Obwohl wir viel vom Buddhismus in dieser Hinsicht lernen können im Sinn des Nichtbegehrens und der Bescheidenheit sowie in der Einübung der Ausgeglichenheit von Körper und Seele, bleibt doch ein Angstfaktor. Der Buddhist kennt keine Heilsgewissheit, wie sie dem Christen möglich ist, dem der Geist Gottes bezeugt, dass er ein Kind Gottes ist und mit Ihm die Ewigkeit verbringen darf. Dieser Gedanke ist ihm allerdings auch fremd, da, obwohl es in manchen buddhistischen Lehren auch Gottheiten gibt, allgemein ein liebender personaler Gott bei ihm nicht vorkommt. Insofern weiß der Buddhist auf dem Sterbebett auch nicht, ob er nochmal antreten muss oder ins Nirvana eingehen darf. Wie gesagt, anders als in anderen Glaubensrichtungen sehnt sich der Buddhist nach der Auflösung seines Personseins.
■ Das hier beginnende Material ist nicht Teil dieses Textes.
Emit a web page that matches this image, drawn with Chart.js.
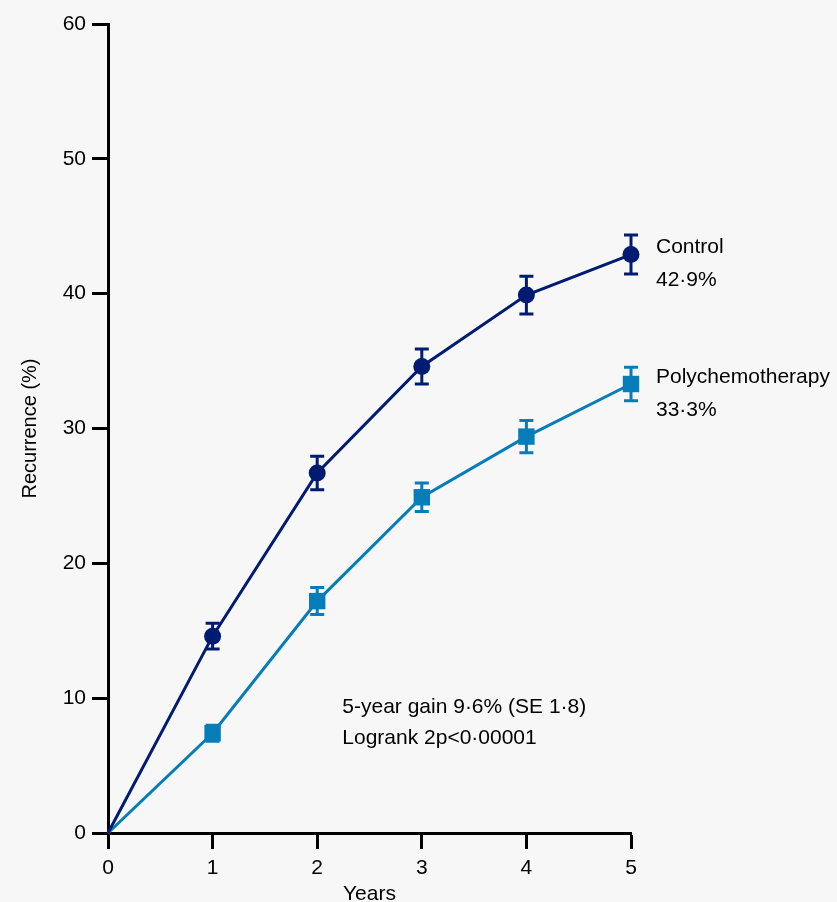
<!DOCTYPE html>
<html>
<head>
<meta charset="utf-8">
<script src="https://cdn.jsdelivr.net/npm/chart.js@4.4.1/dist/chart.umd.min.js"></script>
<style>
  html, body { margin: 0; padding: 0; background: #f7f7f7; }
  #wrap { width: 837px; height: 902px; }
</style>
</head>
<body>
<div id="wrap"><canvas id="c" width="837" height="902"></canvas></div>
<script>
const years = [0, 1, 2, 3, 4, 5];
const controlValues = [0, 14.6, 26.7, 34.6, 39.9, 42.9];
const controlErrors = [0, 0.95, 1.25, 1.3, 1.4, 1.45];
const polyValues = [0, 7.4, 17.2, 24.9, 29.4, 33.3];
const polyErrors = [0, 0.6, 1.0, 1.05, 1.2, 1.25];
const seriesNames = ['Control', 'Polychemotherapy'];
const endLabels = ['42·9%', '33·3%'];
const statLines = ['5-year gain 9·6% (SE 1·8)', 'Logrank 2p<0·00001'];
const statAnchor = { x: 2.24, y: [9.35, 7.0] };
const yTicks = [0, 10, 20, 30, 40, 50, 60];
const xTicks = [0, 1, 2, 3, 4, 5];

const CONTROL_COLOR = '#001c72';
const POLY_COLOR = '#067cb8';
const FONT = '"Liberation Sans", Arial, sans-serif';
const FONT_SIZE = 21;
const TICK_SIZE = 21;

const toXY = (vals) => vals.map((v, i) => ({ x: years[i], y: v }));

const errorBarPlugin = {
  id: 'errorBars',
  beforeDatasetsDraw(chart) {
    const { ctx, scales: { x, y } } = chart;
    chart.data.datasets.forEach((ds) => {
      ctx.save();
      ctx.strokeStyle = ds.borderColor;
      ctx.lineWidth = 3;
      ds.data.forEach((pt, i) => {
        const e = ds.errors[i];
        if (!e) return;
        const px = x.getPixelForValue(pt.x);
        const top = y.getPixelForValue(pt.y + e);
        const bot = y.getPixelForValue(pt.y - e);
        ctx.beginPath();
        ctx.moveTo(px, top); ctx.lineTo(px, bot);
        ctx.moveTo(px - 7, top); ctx.lineTo(px + 7, top);
        ctx.moveTo(px - 7, bot); ctx.lineTo(px + 7, bot);
        ctx.stroke();
      });
      ctx.restore();
    });
  }
};

const textPlugin = {
  id: 'texts',
  afterDatasetsDraw(chart) {
    const { ctx, scales: { x, y } } = chart;
    ctx.save();
    ctx.fillStyle = '#000';
    ctx.font = FONT_SIZE + 'px ' + FONT;
    ctx.textAlign = 'left';
    ctx.textBaseline = 'middle';
    chart.data.datasets.forEach((ds, k) => {
      const last = ds.data[ds.data.length - 1];
      const px = x.getPixelForValue(last.x) + 25;
      const py = y.getPixelForValue(last.y);
      ctx.fillText(seriesNames[k], px, py - 7);
      ctx.fillText(endLabels[k], px, py + 26);
    });
    statLines.forEach((t, i) => {
      ctx.fillText(t, x.getPixelForValue(statAnchor.x), y.getPixelForValue(statAnchor.y[i]));
    });
    ctx.restore();
  }
};

new Chart(document.getElementById('c'), {
  type: 'line',
  data: {
    datasets: [
      {
        label: seriesNames[0],
        data: toXY(controlValues),
        errors: controlErrors,
        borderColor: CONTROL_COLOR,
        backgroundColor: CONTROL_COLOR,
        borderWidth: 3,
        pointStyle: 'circle',
        pointRadius: years.map(v => v === 0 ? 0 : 8.5),
        pointBorderWidth: 0,
        tension: 0,
        clip: false
      },
      {
        label: seriesNames[1],
        data: toXY(polyValues),
        errors: polyErrors,
        borderColor: POLY_COLOR,
        backgroundColor: POLY_COLOR,
        borderWidth: 3,
        pointStyle: 'rect',
        pointRadius: years.map(v => v === 0 ? 0 : 11.6),
        pointBorderWidth: 0,
        tension: 0,
        clip: false
      }
    ]
  },
  options: {
    responsive: false,
    animation: false,
    events: [],
    layout: { padding: { left: 0, top: 24, right: 206, bottom: 0 } },
    plugins: { legend: { display: false }, tooltip: { enabled: false } },
    scales: {
      x: {
        type: 'linear',
        min: 0, max: 5,
        afterBuildTicks: (s) => { s.ticks = xTicks.map(v => ({ value: v })); },
        afterFit: (s) => { s.height = 69; },
        grid: { display: true, drawOnChartArea: false, drawTicks: true, tickLength: 16, tickWidth: 3, tickColor: '#000' },
        border: { display: true, width: 3, color: '#000' },
        ticks: { color: '#000', padding: 7, font: { family: FONT, size: TICK_SIZE }, maxRotation: 0 },
        title: { display: true, text: 'Years', color: '#000', font: { family: FONT, size: FONT_SIZE }, padding: { top: 0, bottom: -5 } }
      },
      y: {
        type: 'linear',
        min: 0, max: 60,
        afterBuildTicks: (s) => { s.ticks = yTicks.map(v => ({ value: v })); },
        afterFit: (s) => { s.width = 108; },
        grid: { display: true, drawOnChartArea: false, drawTicks: true, tickLength: 16, tickWidth: 3, tickColor: '#000' },
        border: { display: true, width: 3, color: '#000' },
        ticks: { color: '#000', padding: 6, font: { family: FONT, size: TICK_SIZE } },
        title: { display: true, text: 'Recurrence (%)', color: '#000', font: { family: FONT, size: 20 }, padding: { top: 18, bottom: 0 } }
      }
    }
  },
  plugins: [errorBarPlugin, textPlugin]
});
</script>
</body>
</html>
Eine Denkweise, die den abendländisch geprägten Menschen befremden kann. Denn dieser sehnt sich ja nach der Vervollkommnung seines Personseins, nach dem Gleichgestaltetwerden mit Christus.

 

In jedem Fall ist der Buddhismus von daher eine friedliche Lebensanschaung, auch wenn in deren Geschichte ebenfalls kriegerische Auseinandersetzungen, ähnlich wie es, von Jesus her in unzulässiger Weise, in der Kirchengeschichte immer wieder vorgekommen ist. Wie im Umgang mit allen Menschen liegt das Geheimnis in dem Wort Respekt, dem Versuch, den anderen zu verstehen und in seinem Anderssein stehenlassen können.